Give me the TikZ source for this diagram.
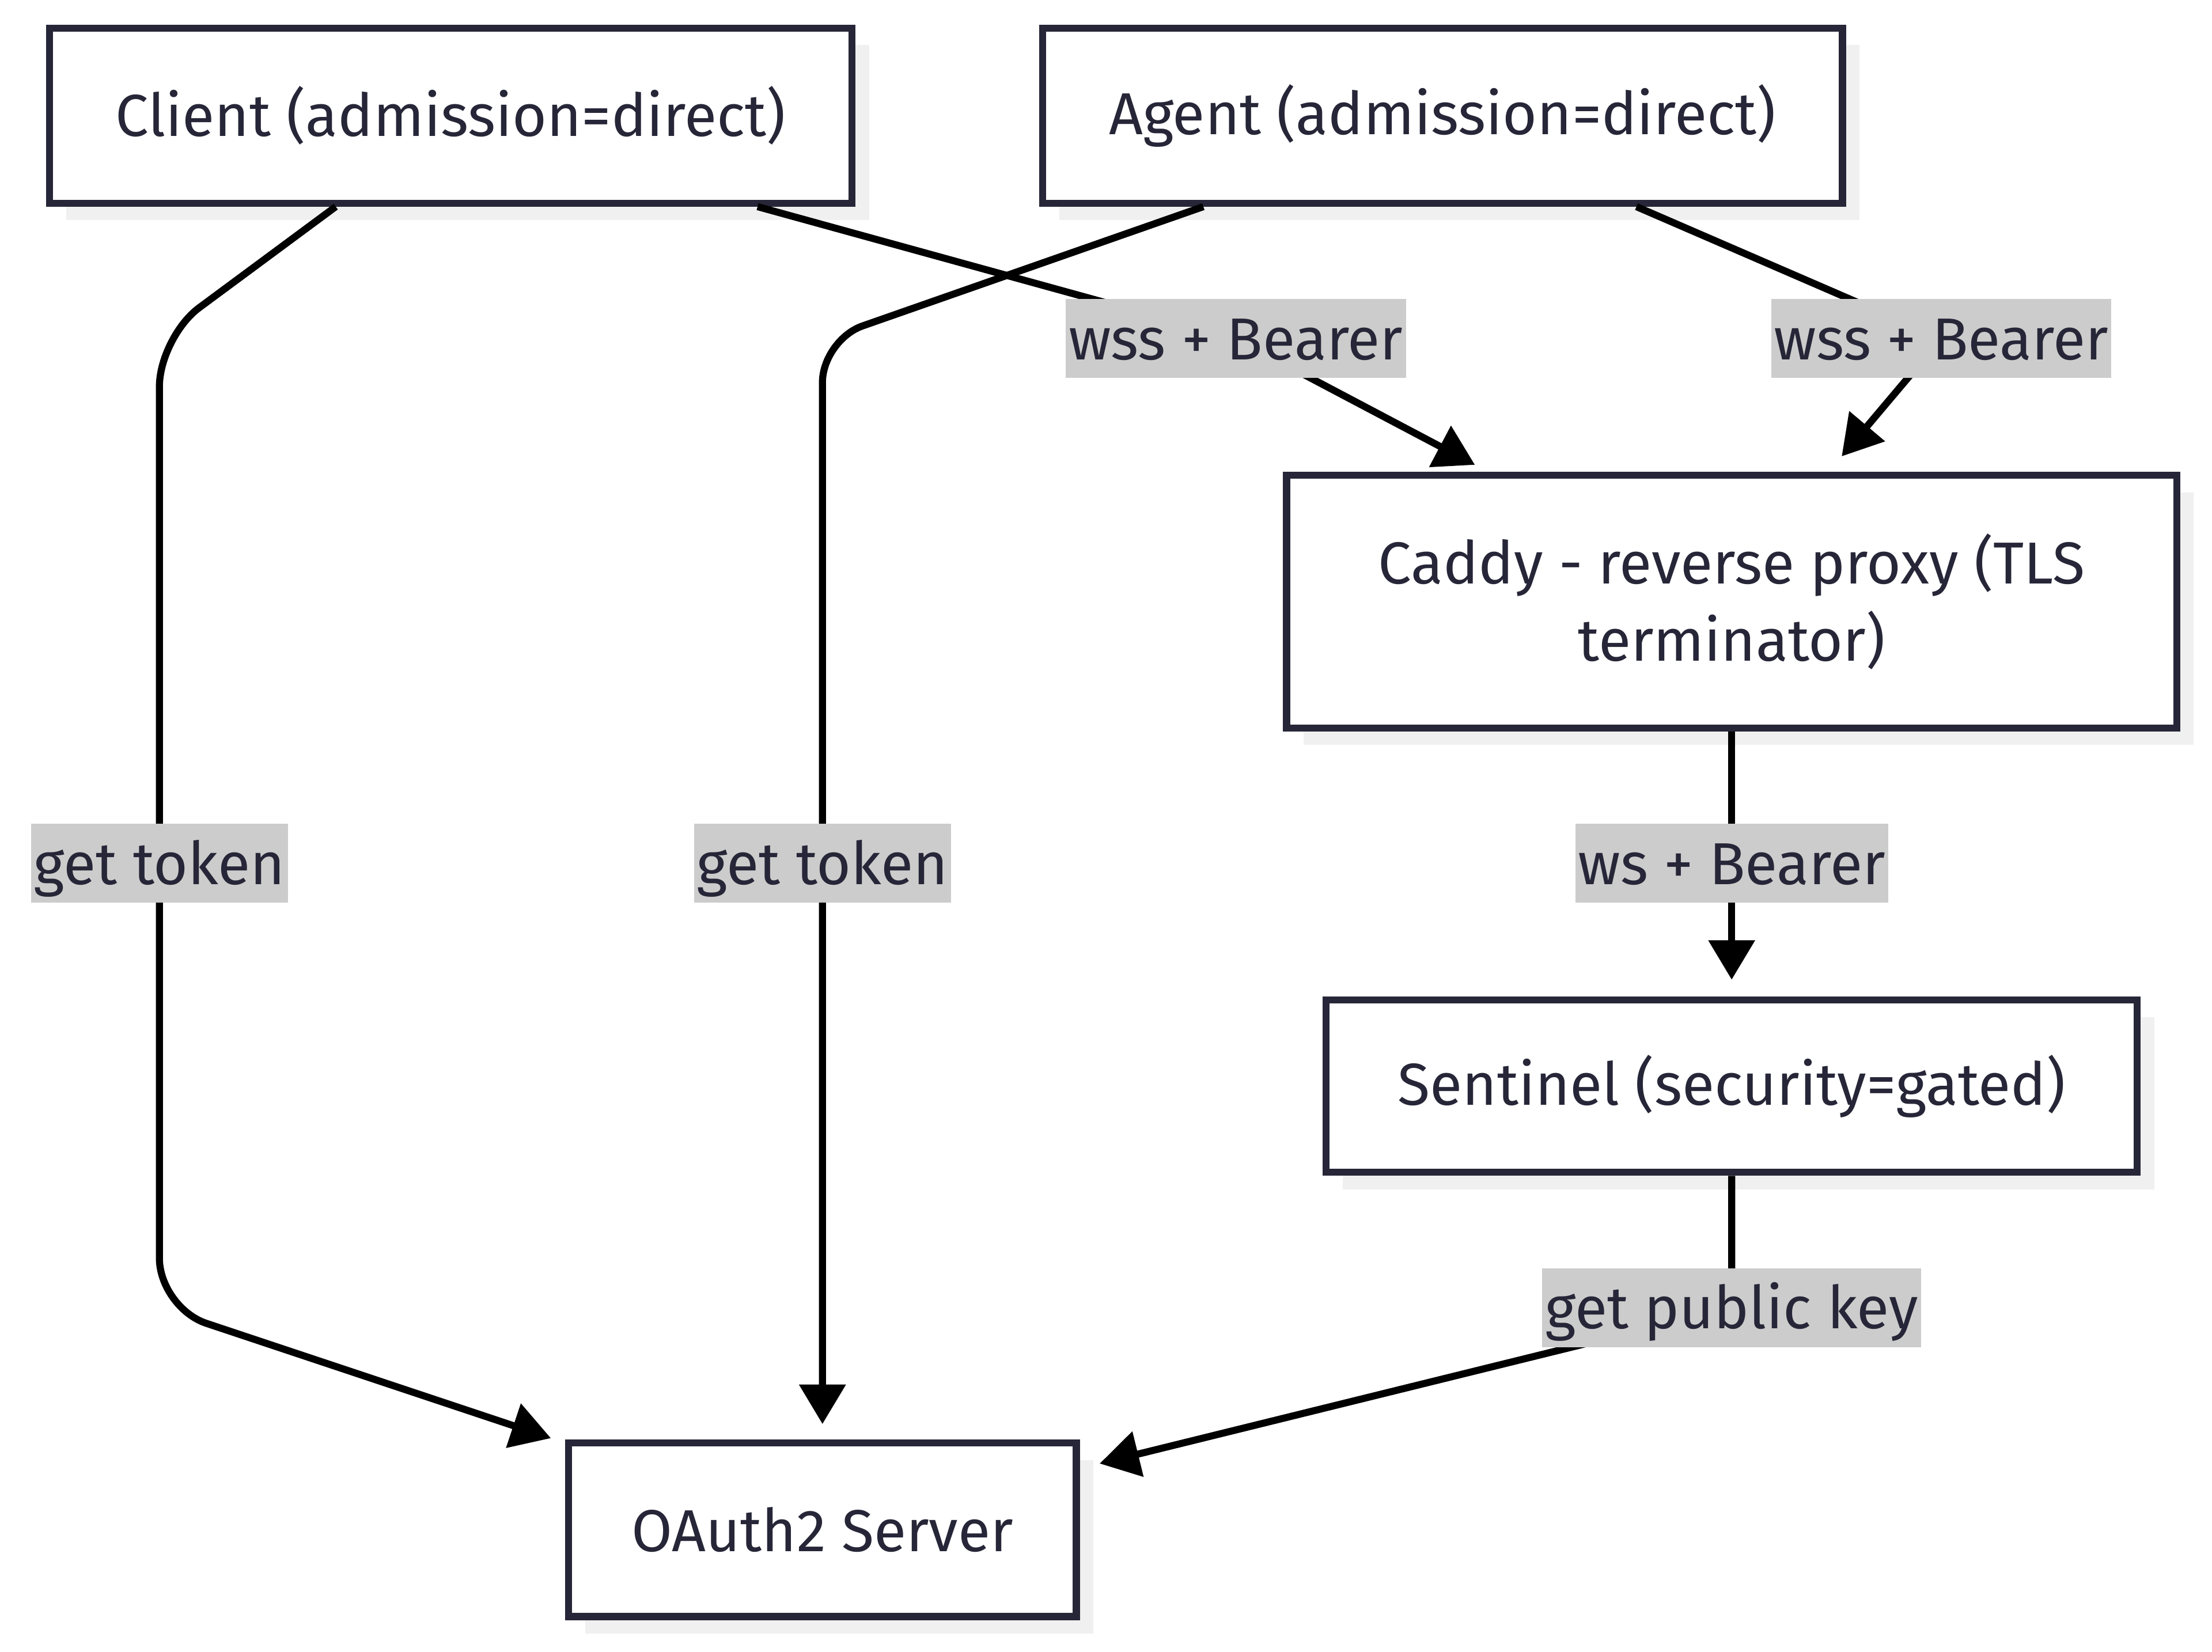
\documentclass[tikz,border=0pt]{standalone}
\usepackage{fontspec}
\setmainfont{Fira Sans}
\usetikzlibrary{arrows.meta,shadows,calc}
\definecolor{ink}{HTML}{262638}
\definecolor{lblbg}{HTML}{CCCCCC}
\definecolor{shade}{HTML}{F0F0F0}
\tikzset{
  box/.style={draw=ink, line width=5pt, fill=white, text=ink,
    font=\fontsize{42}{55}\selectfont, inner sep=0pt, align=center,
    drop shadow={shadow xshift=12pt, shadow yshift=-12pt, fill=shade, opacity=1}},
  conn/.style={line width=5pt, draw=black, -{Triangle[length=28pt,width=32pt]}},
  lbl/.style={sharp corners, fill=lblbg, text=ink, font=\fontsize{42}{50}\selectfont,
    inner xsep=2pt, inner ysep=6pt, text height=37pt, text depth=7pt}
}
\begin{document}
\begin{tikzpicture}[x=1pt,y=-1pt]
\useasboundingbox (0,0) rectangle (1568,1171);
\node[box, minimum width=569pt, minimum height=124pt] (client) at (319.5,82) {Client (admission=direct)};
\node[box, minimum width=567pt, minimum height=124pt] (agent) at (1022.5,82) {Agent (admission=direct)};
\node[box, minimum width=631pt, minimum height=179pt] (caddy) at (1227.5,426.5) {Caddy - reverse proxy (TLS\\terminator)};
\node[box, minimum width=575pt, minimum height=122pt] (sentinel) at (1227.5,770) {Sentinel (security=gated)};
\node[box, minimum width=360pt, minimum height=123pt] (oauth) at (583,1084.5) {OAuth2 Server};

\draw[conn, rounded corners=35pt] ([xshift=-81.5pt]client.south) -- (113,239) -- (113,612) node[lbl]{get token} -- (113,927) -- ($(oauth.north west)+(-10,-1)$);
\draw[conn] ([xshift=217.5pt]client.south) -- (876,240) node[lbl]{wss + Bearer} -- ($(caddy.north west)+(136,-5)$);
\draw[conn, rounded corners=30pt] ([xshift=-169.5pt]agent.south) -- (583,241) -- (583,612) node[lbl]{get token} -- ($(oauth.north)+(0,-11)$);
\draw[conn] ([xshift=137.5pt]agent.south) -- (1376,240) node[lbl]{wss + Bearer} -- ($(caddy.north west)+(396,-11)$);
\draw[conn] (caddy.south) -- (1227.5,612) node[lbl]{ws + Bearer} -- ($(sentinel.north)+(0,-12)$);
\draw[conn] (sentinel.south) -- (1227.5,927) node[lbl]{get public key} -- ($(oauth.north east)+(14,17)$);
\end{tikzpicture}
\end{document}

* Written exercise:
Restate the listing above word for word, and skip the pictures.

* Final result:
Give me the TikZ source for this diagram.
\documentclass[tikz,border=0pt]{standalone}
\usepackage{fontspec}
\setmainfont{Fira Sans}
\usetikzlibrary{arrows.meta,shadows,calc}
\definecolor{ink}{HTML}{262638}
\definecolor{lblbg}{HTML}{CCCCCC}
\definecolor{shade}{HTML}{F0F0F0}
\tikzset{
  box/.style={draw=ink, line width=5pt, fill=white, text=ink,
    font=\fontsize{42}{55}\selectfont, inner sep=0pt, align=center,
    drop shadow={shadow xshift=12pt, shadow yshift=-12pt, fill=shade, opacity=1}},
  conn/.style={line width=5pt, draw=black, -{Triangle[length=28pt,width=32pt]}},
  lbl/.style={sharp corners, fill=lblbg, text=ink, font=\fontsize{42}{50}\selectfont,
    inner xsep=2pt, inner ysep=6pt, text height=37pt, text depth=7pt}
}
\begin{document}
\begin{tikzpicture}[x=1pt,y=-1pt]
\useasboundingbox (0,0) rectangle (1568,1171);
\node[box, minimum width=569pt, minimum height=124pt] (client) at (319.5,82) {Client (admission=direct)};
\node[box, minimum width=567pt, minimum height=124pt] (agent) at (1022.5,82) {Agent (admission=direct)};
\node[box, minimum width=631pt, minimum height=179pt] (caddy) at (1227.5,426.5) {Caddy - reverse proxy (TLS\\terminator)};
\node[box, minimum width=575pt, minimum height=122pt] (sentinel) at (1227.5,770) {Sentinel (security=gated)};
\node[box, minimum width=360pt, minimum height=123pt] (oauth) at (583,1084.5) {OAuth2 Server};

\draw[conn, rounded corners=35pt] ([xshift=-81.5pt]client.south) -- (113,239) -- (113,612) node[lbl]{get token} -- (113,927) -- ($(oauth.north west)+(-10,-1)$);
\draw[conn] ([xshift=217.5pt]client.south) -- (876,240) node[lbl]{wss + Bearer} -- ($(caddy.north west)+(136,-5)$);
\draw[conn, rounded corners=30pt] ([xshift=-169.5pt]agent.south) -- (583,241) -- (583,612) node[lbl]{get token} -- ($(oauth.north)+(0,-11)$);
\draw[conn] ([xshift=137.5pt]agent.south) -- (1376,240) node[lbl]{wss + Bearer} -- ($(caddy.north west)+(396,-11)$);
\draw[conn] (caddy.south) -- (1227.5,612) node[lbl]{ws + Bearer} -- ($(sentinel.north)+(0,-12)$);
\draw[conn] (sentinel.south) -- (1227.5,927) node[lbl]{get public key} -- ($(oauth.north east)+(14,17)$);
\end{tikzpicture}
\end{document}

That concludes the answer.